Aliás, é justamente nestas áreas, do tráfico e das milícias, que alguns políticos montaram seus centros sociais, muitas vezes, pagando a grupos criminosos pelo espaço:

-O TRE foi proativo diante de práticas nefastas de alguns políticos em manter centros sociais e currais eleitorais. Conseguimos inibir as ações. Não podíamos admitir que traficantes e milicianos dessem as cartas. A prisão de pessoas que fazem boca de urna será outra página na história das eleições. Fatos como esses denegriam o processo. Todo mundo sabia que isso acontecia, mas ninguém combatia. A população se sentia órfã - disse Zveiter.

- Esse assistencialismo acontece em todos os estados. No Rio Grande do Sul, por exemplo, há albergues para pessoas que vêm do interior, financiados por políticos. No Rio, vimos essa prática no Complexo da Maré, em favelas da Zona Oeste, e em cidades como São Gonçalo. Para o eleitor, interessa menos que o Estado se faça presente. Para ele, o importante é que seu benfeitor continue com aquela mão estendida para ele. O eleitor não se dá conta de que é refém dos maus políticos - analisou o coordenador do 5º Centro de Apoio Operacional das Promotorias Eleitorais do Rio, Rodrigo Molinaro Zacharias, lembrando que o Ministério Público mapeou 200 centros sociais no Estado do Rio.

Barrados na Ficha Limpa

Não é possível fazer um balanço preciso do número de candidatos barrados com base na Lei da Ficha Limpa, já que alguns tribunais regionais eleitorais não têm ainda este levantamento. Mas, dados do Tribunal Superior Eleitoral (TSE) dão a dimensão da abrangência da regra: 45% dos 6.535 recursos de registro de candidatura que chegaram à Corte até sexta-feira eram relativos à nova legislação.

No Rio, a nova lei barrou até prefeitos que tentam a reeleição, como Rafael Miranda (PP), de Cachoeiras de Macacu; e ex-prefeitos que querem voltar ao cargo, como Mario Tricano (PP), de Teresópolis; e Carlos Rogério dos Santos, o Rogério do Salão (PR), de Queimados. Entre enquadrados pela Lei da Ficha Limpa e barrados por outros motivos, há 23 candidatos a prefeituras no Estado do Rio que estão com o registro indeferido ou cassado e ainda esperam por uma decisão do TSE.O eleitor pode escolher hoje o político indeferido mas, se o tribunal negar a candidatura dele posteriormente, o voto será anulado. Essa indefinição da Justiça Eleitoral fez com que candidatos desistissem do pleito. Somente entre a semana passada e a última sexta-feira, seis deles renunciaram à disputa por prefeituras no estado.

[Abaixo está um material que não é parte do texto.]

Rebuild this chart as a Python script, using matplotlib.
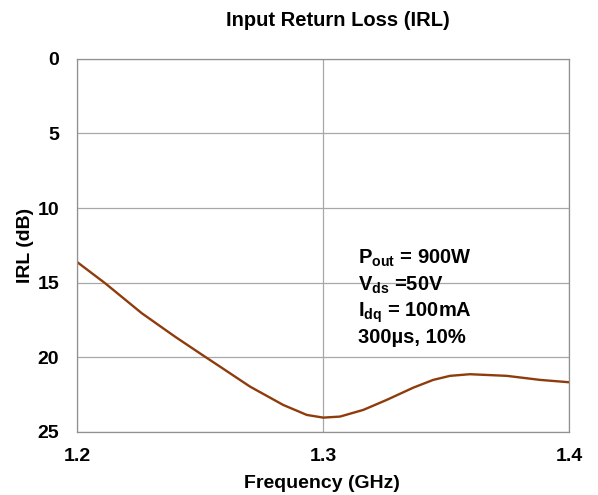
import matplotlib
matplotlib.use('Agg')
import matplotlib.pyplot as plt

freq_ghz = [1.2, 1.2113, 1.2262, 1.2397, 1.2512, 1.2580, 1.2702, 1.2837, 1.2933,
            1.3, 1.3068, 1.3163, 1.3258, 1.3366, 1.3447, 1.3515, 1.3596, 1.3746,
            1.3881, 1.4]
irl_db = [13.63, 15.04, 17.05, 18.62, 19.89, 20.63, 21.97, 23.20, 23.87,
          24.05, 23.98, 23.53, 22.86, 22.04, 21.52, 21.25, 21.14, 21.25,
          21.52, 21.68]

x_ticks = [1.2, 1.3, 1.4]
y_ticks = [0, 5, 10, 15, 20, 25]
notes = [r'P$_{out}$ = 900W', r'V$_{ds}$ =50V', r'I$_{dq}$ = 100mA', '300\u00b5s, 10%']

plt.rcParams['font.family'] = ['Liberation Sans', 'DejaVu Sans']
plt.rcParams['font.weight'] = 'bold'
plt.rcParams['mathtext.fontset'] = 'custom'
plt.rcParams['mathtext.rm'] = 'Liberation Sans:bold'
plt.rcParams['mathtext.it'] = 'Liberation Sans:bold'
plt.rcParams['mathtext.bf'] = 'Liberation Sans:bold'

fig = plt.figure(figsize=(5.98, 4.95), dpi=100)
ax = fig.add_axes([0.1293, 0.1277, 0.8227, 0.7533])

ax.plot(freq_ghz, irl_db, color='#8f3c0c', linewidth=1.7,
        solid_capstyle='round', solid_joinstyle='round')

ax.set_xlim(1.2, 1.4)
ax.set_ylim(25, 0)
ax.set_xticks(x_ticks)
ax.set_xticklabels([f'{t:.1f}' for t in x_ticks])
ax.set_yticks(y_ticks)
ax.grid(True, color='#a8a8a8', linewidth=0.9)
ax.tick_params(length=0, labelsize=14)
ax.tick_params(axis='x', pad=12)
ax.tick_params(axis='y', pad=13)
for s in ax.spines.values():
    s.set_color('#909090')
    s.set_linewidth(0.9)

# x label sits low enough that the bottom edge clips it, as in the source
fig.text(322 / 598, 1 - 475 / 495, 'Frequency (GHz)', ha='center', va='top',
         fontsize=14, fontweight='bold')
fig.text(25 / 598, 1 - 245 / 495, 'IRL (dB)', ha='center', va='center',
         rotation=90, fontsize=14, fontweight='bold')
fig.text(338 / 598, 1 - 20 / 495, 'Input Return Loss (IRL)', ha='center', va='center',
         fontsize=14.5, fontweight='bold')

for i, line in enumerate(notes):
    ax.text(1.3141, 13.75 + i * 1.77, line, fontsize=14.5, fontweight='bold',
            ha='left', va='baseline')

fig.savefig('out.png', dpi=100)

Na primeira campanha eleitoral com as novas regras, o TSE analisou questões que abriram jurisprudência para a aplicação da lei.

- O TSE entendeu que os dirigentes de empresas que fizeram doações de campanha acima do limite legal, no futuro, estarão inelegíveis. Já decidiu também sobre a inelegibilidade decorrente de atos de improbidade administrativa. Enfim, acho que os pontos mais difíceis foram enfrentados - explicou a vice-procuradora-geral eleitoral, Sandra Cureau.

Recentemente, o tribunal decidiu que o órgão competente para julgar as contas de prefeitos é a Câmara, o que cria jurisprudência para que não sejam barrados candidatos que, na qualidade de prefeitos, tiveram contas reprovadas pelos tribunais de contas dos municípios e dos estados. A vice-procuradora entrou com recurso no Supremo Tribunal Federal para mudar essa decisão.

- Esse entendimento compromete a eficiência da Lei da Ficha Limpa na medida em que retira do órgão técnico a apreciação das contas de gestão e a coloca no órgão político - opina o procurador regional eleitoral do Rio, Maurício da Rocha Ribeiro.